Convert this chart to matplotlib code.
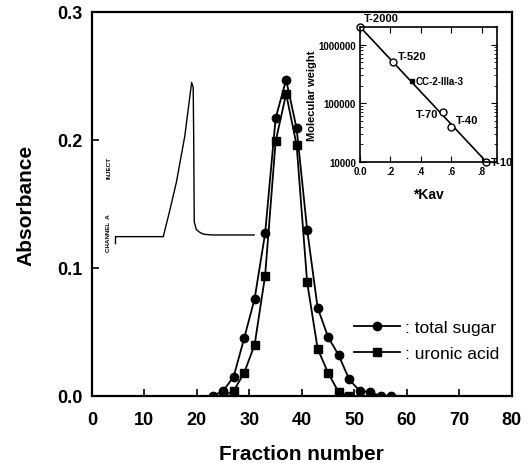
import matplotlib
matplotlib.use('Agg')
import matplotlib.pyplot as plt
import numpy as np

plt.rcParams['font.family'] = ['Liberation Sans', 'DejaVu Sans']

# elution profile (fraction number vs absorbance)
sugar_fraction = [23, 25, 27, 29, 31, 33, 35, 37, 39, 41, 43, 45, 47, 49, 51, 53, 55, 57]
sugar_abs = [0.0, 0.004, 0.015, 0.045, 0.076, 0.127, 0.217, 0.247, 0.209, 0.130,
             0.069, 0.046, 0.032, 0.013, 0.004, 0.003, 0.0, 0.0]
uronic_fraction = [25, 27, 29, 31, 33, 35, 37, 39, 41, 43, 45, 47, 49]
uronic_abs = [0.0, 0.004, 0.018, 0.040, 0.094, 0.199, 0.236, 0.196, 0.089,
              0.037, 0.018, 0.003, 0.0]

# HPLC trace drawn inside the main plot
trace_x = [4.5, 4.5, 13.6, 14.9, 16.1, 17.7, 18.6, 19.0, 19.3, 19.4, 19.5, 19.9,
           20.5, 21.2, 22.2, 23.1, 26.0, 30.9]
trace_y = [0.119, 0.1245, 0.1245, 0.146, 0.167, 0.203, 0.232, 0.245, 0.241, 0.200,
           0.136, 0.130, 0.128, 0.1265, 0.126, 0.1258, 0.1258, 0.1258]

# calibration inset
std_names = ['T-2000', 'T-520', 'T-70', 'T-40', 'T-10']
std_kav = [0.0, 0.215, 0.544, 0.60, 0.83]
std_mw = [2.0e6, 5.0e5, 7.0e4, 4.0e4, 1.0e4]
sample_name = 'CC-2-IIIa-3'
sample_kav = 0.34
sample_mw = 2.4e5
inset_xticks = [0.0, 0.2, 0.4, 0.6, 0.8]
inset_xlabels = ['0.0', '.2', '.4', '.6', '.8']

fig = plt.figure(figsize=(5.31, 4.64), dpi=100)
ax = fig.add_axes([0.173, 0.1444, 0.791, 0.8276])

ax.plot(sugar_fraction, sugar_abs, color='black', lw=1.3, marker='o', ms=6,
        label=': total sugar')
ax.plot(uronic_fraction, uronic_abs, color='black', lw=1.3, marker='s', ms=5.5,
        label=': uronic acid')
ax.plot(trace_x, trace_y, color='black', lw=1.0)
ax.text(3.2, 0.128, 'CHANNEL  A', rotation=90, fontsize=4.5, fontweight='bold',
        ha='center', va='center')
ax.text(3.2, 0.179, 'INJECT', rotation=90, fontsize=4.5, fontweight='bold',
        ha='center', va='center')

ax.set_xlim(0, 80)
ax.set_ylim(0, 0.3)
ax.set_xticks(range(0, 81, 10))
ax.set_yticks([0.0, 0.1, 0.2, 0.3])
ax.set_yticklabels(['0.0', '0.1', '0.2', '0.3'])
ax.tick_params(direction='in', length=5, width=1.2, labelsize=13)
ax.tick_params(axis='x', pad=11)
ax.tick_params(axis='y', pad=6.5)
for lab in ax.get_xticklabels() + ax.get_yticklabels():
    lab.set_fontweight('bold')
for sp in ax.spines.values():
    sp.set_linewidth(1.6)
ax.set_xlabel('Fraction number', fontsize=15, fontweight='bold', labelpad=11)
ax.set_ylabel('Absorbance', fontsize=15, fontweight='bold', labelpad=16)
ax.legend(loc='lower left', bbox_to_anchor=(0.588, 0.051), frameon=False,
          fontsize=12.5, handlelength=2.6, handletextpad=0.3, labelspacing=0.6)

# inset: molecular weight calibration
ins = fig.add_axes([0.678, 0.649, 0.258, 0.291])
ins.plot([std_kav[0], std_kav[-1]], [std_mw[0], std_mw[-1]], color='black', lw=1.2)
ins.plot(std_kav, std_mw, 'o', mfc='white', mec='black', ms=5, mew=1.0, clip_on=False)
ins.plot([sample_kav], [sample_mw], 's', color='black', ms=3.5, clip_on=False)
ins.set_yscale('log')
ins.set_xlim(0, 0.9)
ins.set_ylim(1e4, 2e6)
ins.set_xticks(inset_xticks)
ins.set_xticklabels(inset_xlabels)
ins.set_yticks([1e4, 1e5, 1e6])
ins.set_yticklabels(['10000', '100000', '1000000'])
ins.tick_params(which='both', direction='in', top=True, right=True, labelsize=7, pad=3)
ins.tick_params(which='major', length=4)
ins.tick_params(which='minor', length=2)
for lab in ins.get_xticklabels() + ins.get_yticklabels():
    lab.set_fontweight('bold')
for sp in ins.spines.values():
    sp.set_linewidth(1.2)
ins.set_xlabel('*Kav', fontsize=10, fontweight='bold', labelpad=8)
ins.set_ylabel('Molecular weight', fontsize=8, fontweight='bold', labelpad=1)

offsets = {'T-2000': (3, 3, 'left', 'bottom'), 'T-520': (4, 1, 'left', 'bottom'),
           'T-70': (-3, -1, 'right', 'center'), 'T-40': (3, 1, 'left', 'bottom'),
           'T-10': (3, 0, 'left', 'center')}
for name, k, m in zip(std_names, std_kav, std_mw):
    dx, dy, ha, va = offsets[name]
    ins.annotate(name, (k, m), xytext=(dx, dy), textcoords='offset points',
                 fontsize=8, fontweight='bold', ha=ha, va=va, annotation_clip=False)
ins.annotate(sample_name, (sample_kav, sample_mw), xytext=(3, 0), textcoords='offset points',
             fontsize=7, fontweight='bold', ha='left', va='center')

fig.savefig('out.png', dpi=100)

__TASK PROMPT__.
Leave out the pictures and repeat the lines from the start of the material through the line with "plt.rcParams['font.family'] = ['Liberation", inclusive.

__OUTPUT BELOW__.
Convert this chart to matplotlib code.
import matplotlib
matplotlib.use('Agg')
import matplotlib.pyplot as plt
import numpy as np

plt.rcParams['font.family'] = ['Liberation Sans', 'DejaVu Sans']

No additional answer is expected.